Instruction:
Quote the listing below in its entirety, omitting every image.

-------------------------

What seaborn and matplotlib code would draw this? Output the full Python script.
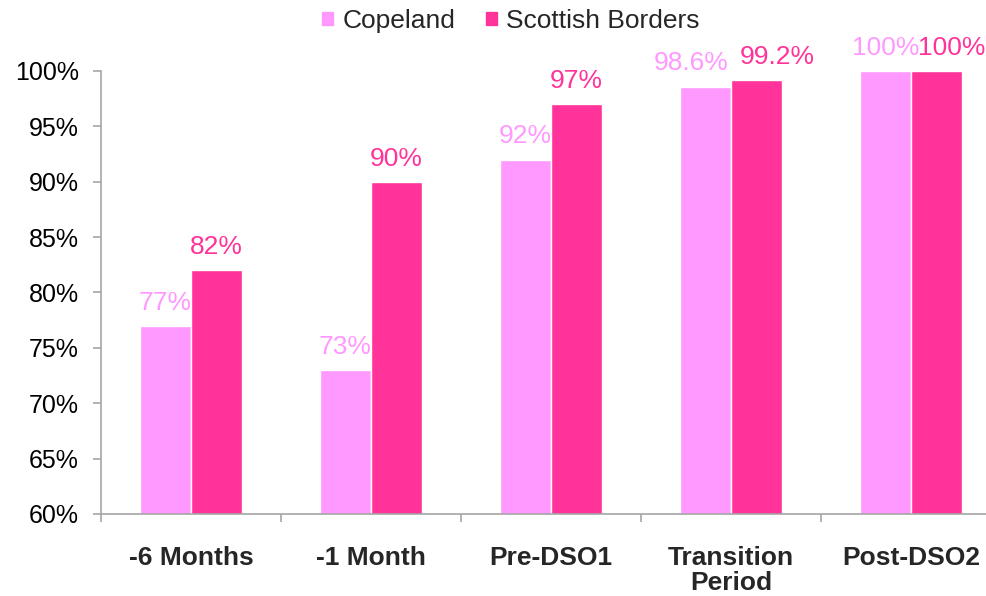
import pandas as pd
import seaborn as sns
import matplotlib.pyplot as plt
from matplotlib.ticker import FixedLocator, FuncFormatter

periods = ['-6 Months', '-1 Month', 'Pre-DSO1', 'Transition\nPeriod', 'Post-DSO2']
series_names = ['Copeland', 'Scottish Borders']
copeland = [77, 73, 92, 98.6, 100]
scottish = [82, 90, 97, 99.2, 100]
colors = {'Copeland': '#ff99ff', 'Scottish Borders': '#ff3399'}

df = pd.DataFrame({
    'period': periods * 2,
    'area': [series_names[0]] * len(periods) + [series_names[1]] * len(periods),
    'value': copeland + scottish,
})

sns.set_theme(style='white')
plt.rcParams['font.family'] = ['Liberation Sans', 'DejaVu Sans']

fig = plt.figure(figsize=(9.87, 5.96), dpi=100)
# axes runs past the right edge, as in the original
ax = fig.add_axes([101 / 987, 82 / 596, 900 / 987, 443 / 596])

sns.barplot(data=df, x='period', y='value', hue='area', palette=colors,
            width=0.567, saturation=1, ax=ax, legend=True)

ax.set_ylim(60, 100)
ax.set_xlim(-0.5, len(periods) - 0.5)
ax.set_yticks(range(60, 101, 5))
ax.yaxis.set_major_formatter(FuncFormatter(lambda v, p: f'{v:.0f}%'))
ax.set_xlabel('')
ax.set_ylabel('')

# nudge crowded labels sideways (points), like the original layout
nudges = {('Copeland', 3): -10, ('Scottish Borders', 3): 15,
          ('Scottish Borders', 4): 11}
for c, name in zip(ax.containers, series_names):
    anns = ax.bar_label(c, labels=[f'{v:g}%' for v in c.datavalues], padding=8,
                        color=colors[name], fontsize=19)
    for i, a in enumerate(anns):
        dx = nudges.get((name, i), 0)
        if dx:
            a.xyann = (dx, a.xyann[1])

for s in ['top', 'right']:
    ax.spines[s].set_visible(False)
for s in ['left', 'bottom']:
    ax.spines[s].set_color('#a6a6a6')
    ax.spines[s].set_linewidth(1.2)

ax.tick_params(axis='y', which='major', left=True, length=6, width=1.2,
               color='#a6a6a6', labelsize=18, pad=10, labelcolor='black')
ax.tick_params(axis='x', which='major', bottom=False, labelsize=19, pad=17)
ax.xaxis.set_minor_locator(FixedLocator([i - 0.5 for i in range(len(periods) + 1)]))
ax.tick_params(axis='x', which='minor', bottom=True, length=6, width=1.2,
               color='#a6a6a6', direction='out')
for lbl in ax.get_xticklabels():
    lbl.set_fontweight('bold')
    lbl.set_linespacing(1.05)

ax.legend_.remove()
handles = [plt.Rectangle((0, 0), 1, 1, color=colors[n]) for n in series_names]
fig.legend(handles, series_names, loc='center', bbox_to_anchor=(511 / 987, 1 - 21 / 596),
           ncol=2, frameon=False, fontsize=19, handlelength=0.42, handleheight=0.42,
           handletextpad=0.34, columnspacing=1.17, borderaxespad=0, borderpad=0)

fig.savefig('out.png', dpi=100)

-------------------------

Solution to this exercise:
What seaborn and matplotlib code would draw this? Output the full Python script.
import pandas as pd
import seaborn as sns
import matplotlib.pyplot as plt
from matplotlib.ticker import FixedLocator, FuncFormatter

periods = ['-6 Months', '-1 Month', 'Pre-DSO1', 'Transition\nPeriod', 'Post-DSO2']
series_names = ['Copeland', 'Scottish Borders']
copeland = [77, 73, 92, 98.6, 100]
scottish = [82, 90, 97, 99.2, 100]
colors = {'Copeland': '#ff99ff', 'Scottish Borders': '#ff3399'}

df = pd.DataFrame({
    'period': periods * 2,
    'area': [series_names[0]] * len(periods) + [series_names[1]] * len(periods),
    'value': copeland + scottish,
})

sns.set_theme(style='white')
plt.rcParams['font.family'] = ['Liberation Sans', 'DejaVu Sans']

fig = plt.figure(figsize=(9.87, 5.96), dpi=100)
# axes runs past the right edge, as in the original
ax = fig.add_axes([101 / 987, 82 / 596, 900 / 987, 443 / 596])

sns.barplot(data=df, x='period', y='value', hue='area', palette=colors,
            width=0.567, saturation=1, ax=ax, legend=True)

ax.set_ylim(60, 100)
ax.set_xlim(-0.5, len(periods) - 0.5)
ax.set_yticks(range(60, 101, 5))
ax.yaxis.set_major_formatter(FuncFormatter(lambda v, p: f'{v:.0f}%'))
ax.set_xlabel('')
ax.set_ylabel('')

# nudge crowded labels sideways (points), like the original layout
nudges = {('Copeland', 3): -10, ('Scottish Borders', 3): 15,
          ('Scottish Borders', 4): 11}
for c, name in zip(ax.containers, series_names):
    anns = ax.bar_label(c, labels=[f'{v:g}%' for v in c.datavalues], padding=8,
                        color=colors[name], fontsize=19)
    for i, a in enumerate(anns):
        dx = nudges.get((name, i), 0)
        if dx:
            a.xyann = (dx, a.xyann[1])

for s in ['top', 'right']:
    ax.spines[s].set_visible(False)
for s in ['left', 'bottom']:
    ax.spines[s].set_color('#a6a6a6')
    ax.spines[s].set_linewidth(1.2)

ax.tick_params(axis='y', which='major', left=True, length=6, width=1.2,
               color='#a6a6a6', labelsize=18, pad=10, labelcolor='black')
ax.tick_params(axis='x', which='major', bottom=False, labelsize=19, pad=17)
ax.xaxis.set_minor_locator(FixedLocator([i - 0.5 for i in range(len(periods) + 1)]))
ax.tick_params(axis='x', which='minor', bottom=True, length=6, width=1.2,
               color='#a6a6a6', direction='out')
for lbl in ax.get_xticklabels():
    lbl.set_fontweight('bold')
    lbl.set_linespacing(1.05)

ax.legend_.remove()
handles = [plt.Rectangle((0, 0), 1, 1, color=colors[n]) for n in series_names]
fig.legend(handles, series_names, loc='center', bbox_to_anchor=(511 / 987, 1 - 21 / 596),
           ncol=2, frameon=False, fontsize=19, handlelength=0.42, handleheight=0.42,
           handletextpad=0.34, columnspacing=1.17, borderaxespad=0, borderpad=0)

fig.savefig('out.png', dpi=100)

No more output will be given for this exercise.